7.28.2020

Summer 2020 Issue is Live!

by Barbara Westwood Diehl

Welcome to Our Summer 2020 Issue!
 

We hope you enjoy the poems, short stories, and creative nonfiction in this issue as much as we do. Please spend some time with them. A number of our contributors provide comments on their work. Recordings, too!

Congratulations to our summer contest winners, also included in this issue:


Cara Lynn Albert, “Telephone” – Flash Fiction

‘The story hooked me immediately with the clever, lyrical, and slightly surrealist ways that the child Nan, who stutters, repeats the sentence in a daily game of telephone with her friends. Then, within just a few paragraphs, the writer throws Nan into a different conundrum all together, and her reaction changes her life. The end of this tight story has us watching Nan as an adult in a dark and disturbing but very satisfying scene for such a short, packed story. This story wins for its deft control of pacing, its superb details, and its lyrical beauty. Nan is a character you get to know like a best friend in about two minutes, and you will remember her forever.’

Ellie Roscher, “Kept Miniature in Size” – Flash Creative Nonfiction

“This piece stood out among a group of very strong flash nonfiction pieces because of how many smaller anecdotes and stories are neatly arranged in such a way so that each can be valued and admired on its own, or you can step back and admire the whole narrative—exactly what is accomplished by the kiku floral displays that underpin the essay. The elements of research and reflection here are exactly what creative nonfiction should do. The non-flower narratives swing from the pressures on female athletes to the murder of a high school friend to a miscarriage, and each links back to the ancient art of kiku in a way that is both beautiful and deeply controlling— again, like kiku. Form and function at its finest.”

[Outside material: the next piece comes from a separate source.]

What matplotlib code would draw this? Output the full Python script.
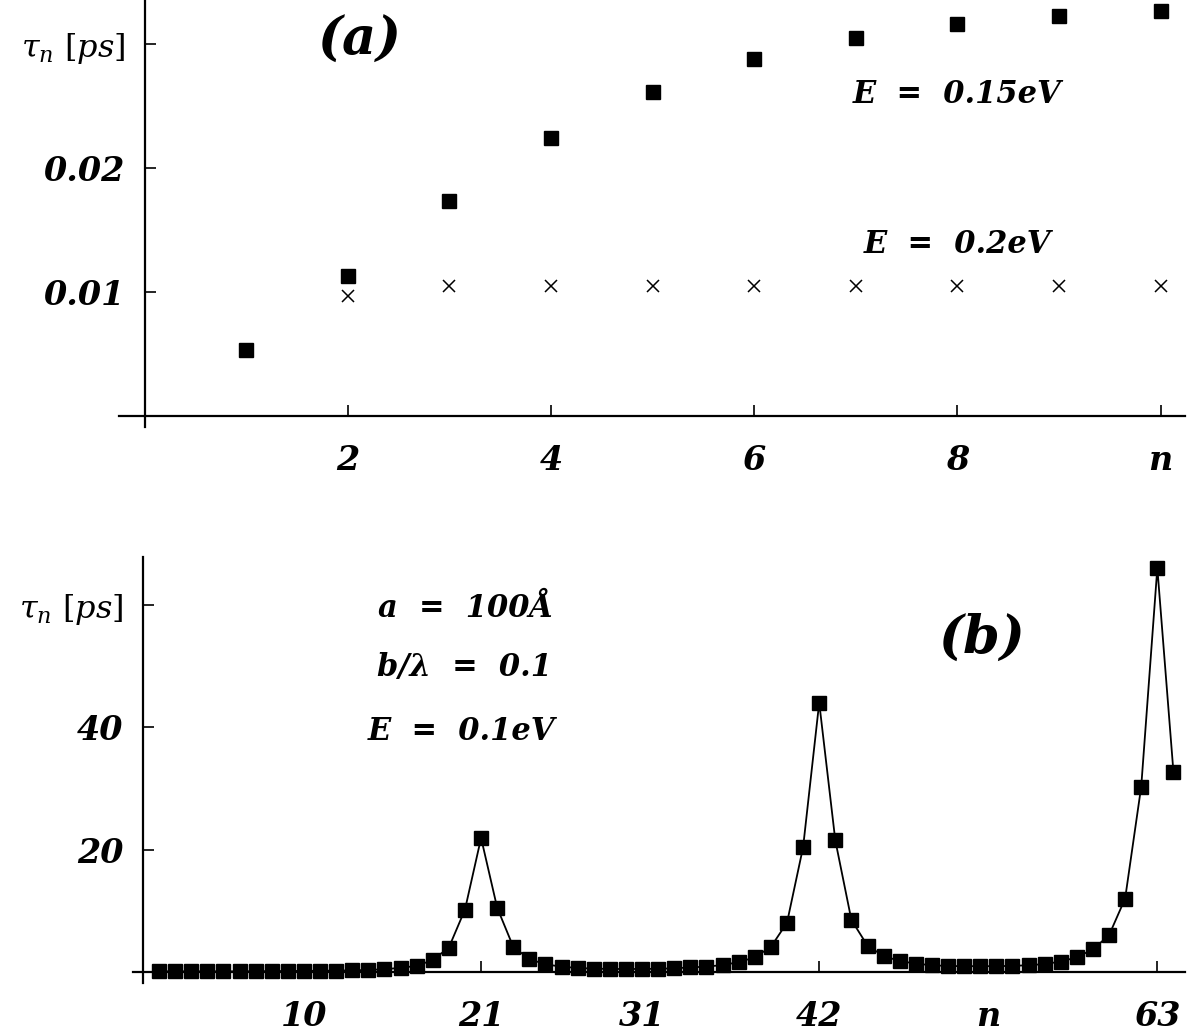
import matplotlib
matplotlib.use('Agg')
import matplotlib.pyplot as plt

plt.rcParams['mathtext.fontset'] = 'dejavuserif'
plt.rcParams['font.family'] = 'DejaVu Serif'

# panel (a): tau_n for the first 10 levels
n_a = [1, 2, 3, 4, 5, 6, 7, 8, 9, 10]
tau_015 = [0.00532, 0.01129, 0.01734, 0.02240, 0.02615, 0.02876, 0.03051, 0.03161, 0.03226, 0.03266]
n_a2 = [2, 3, 4, 5, 6, 7, 8, 9, 10]
tau_02 = [0.00968, 0.01045, 0.01047, 0.01050, 0.01050, 0.01050, 0.01050, 0.01050, 0.01050]

# panel (b): tau_n for n = 1..64
tau_b = [0.10, 0.10, 0.10, 0.10, 0.10, 0.10, 0.12, 0.14, 0.16, 0.18,
         0.20, 0.23, 0.27, 0.33, 0.45, 0.68, 1.00, 1.95, 4.00, 10.2,
         21.9, 10.5, 4.10, 2.10, 1.25, 0.87, 0.65, 0.55, 0.50, 0.48,
         0.50, 0.52, 0.60, 0.75, 0.87, 1.14, 1.60, 2.40, 4.10, 8.05,
         20.4, 44.0, 21.5, 8.50, 4.30, 2.60, 1.80, 1.36, 1.10, 0.98,
         0.95, 0.95, 0.95, 1.00, 1.10, 1.30, 1.70, 2.40, 3.70, 6.00,
         12.0, 30.3, 66.0, 32.7]
n_b = list(range(1, len(tau_b) + 1))

xt_a = [2, 4, 6, 8, 10]
xl_a = ['2', '4', '6', '8', 'n']
yt_a = [0.01, 0.02, 0.03]
yl_a = ['0.01', '0.02', None]

xt_b = [10, 21, 31, 42, 52.5, 63]
xl_b = ['10', '21', '31', '42', 'n', '63']
yt_b = [20, 40, 60]
yl_b = ['20', '40', None]

tau_label = r'$\tau_n\ [ps]$'
bi = dict(fontstyle='italic', fontweight='bold')


def setup(ax):
    for s in ['top', 'right']:
        ax.spines[s].set_visible(False)
    ax.spines['left'].set_position(('data', 0))
    ax.spines['bottom'].set_position(('data', 0))
    ax.spines['left'].set_linewidth(1.6)
    ax.spines['bottom'].set_linewidth(1.6)
    ax.tick_params(axis='both', direction='in', length=8, width=1.2)
    ax.tick_params(axis='x', pad=20)
    ax.tick_params(axis='y', pad=14)


def ylabels(ax, ticks, labels):
    ax.set_yticks(ticks)
    ax.set_yticklabels([s if s else tau_label for s in labels])
    for lab, s in zip(ax.get_yticklabels(), labels):
        if s:
            lab.set_fontsize(24)
            lab.set_fontstyle('italic')
            lab.set_fontweight('bold')
        else:
            lab.set_fontsize(23)


fig = plt.figure(figsize=(12, 10.33), dpi=100)
W, H = 1200, 1033

# ---- panel (a)
ax1 = fig.add_axes([119 / W, 1 - 427 / H, (1185 - 119) / W, 427 / H])
ax1.plot(n_a, tau_015, 's', color='black', ms=9.5, clip_on=False)
ax1.plot(n_a2, tau_02, 'x', color='black', ms=8, mew=1.1, clip_on=False)
ax1.set_xlim(-0.251, 10.24)
ax1.set_ylim(-0.000887, 0.03355)
setup(ax1)
ax1.set_xticks(xt_a)
ax1.set_xticklabels(xl_a, fontsize=24, **bi)
ylabels(ax1, yt_a, yl_a)

ax1.text(2.12, 0.0303, '(a)', fontsize=38, ha='center', va='center', **bi)
ax1.text(8.0, 0.0259, 'E  =  0.15eV', fontsize=22, ha='center', va='center', **bi)
ax1.text(8.0, 0.0138, 'E  =  0.2eV', fontsize=22, ha='center', va='center', **bi)

# ---- panel (b)
ax2 = fig.add_axes([133.3 / W, 1 - 983 / H, (1184.7 - 133.3) / W, (983 - 557) / H])
ax2.plot(n_b, tau_b, '-s', color='black', lw=1.3, ms=9.5, clip_on=False)
ax2.set_xlim(-0.6, 64.7)
ax2.set_ylim(-1.8, 67.8)
setup(ax2)
ax2.set_xticks(xt_b)
ax2.set_xticklabels(xl_b, fontsize=24, **bi)
for i, t in enumerate(ax2.xaxis.get_major_ticks()):
    if xl_b[i] in ('10', '31', 'n'):
        t.tick1line.set_visible(False)
ylabels(ax2, yt_b, yl_b)

ax2.text(20.06, 59.4, 'a  =  100Å', fontsize=22, ha='center', va='center', **bi)
ax2.text(20.0, 49.8, 'b/λ  =  0.1', fontsize=22, ha='center', va='center', **bi)
ax2.text(19.8, 39.3, 'E  =  0.1eV', fontsize=22, ha='center', va='center', **bi)
ax2.text(52.1, 54.5, '(b)', fontsize=38, ha='center', va='center', **bi)

fig.savefig('out.png', dpi=100)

Anita Olivia Koester, “Absence Archive” – Prose Poem

“I chose this poem because of how it weaves together a complicated loss, a resonate definition, and a few odd objects that all feed into the peculiar notion of an archive that is about absence, not presence. I applaud this writer for finding a new way to say something new about the time-honored topics of loss, regret, and survivor's guilt. I think the easy temptation in poetry is to linger on an object that we are sure we know the meaning of; this poem shows how to write about what is there, but also what's not there, and more importantly, what can't be there.”
 

Special thanks to our final judge, Jen Hirt, whose comments on these works are included above.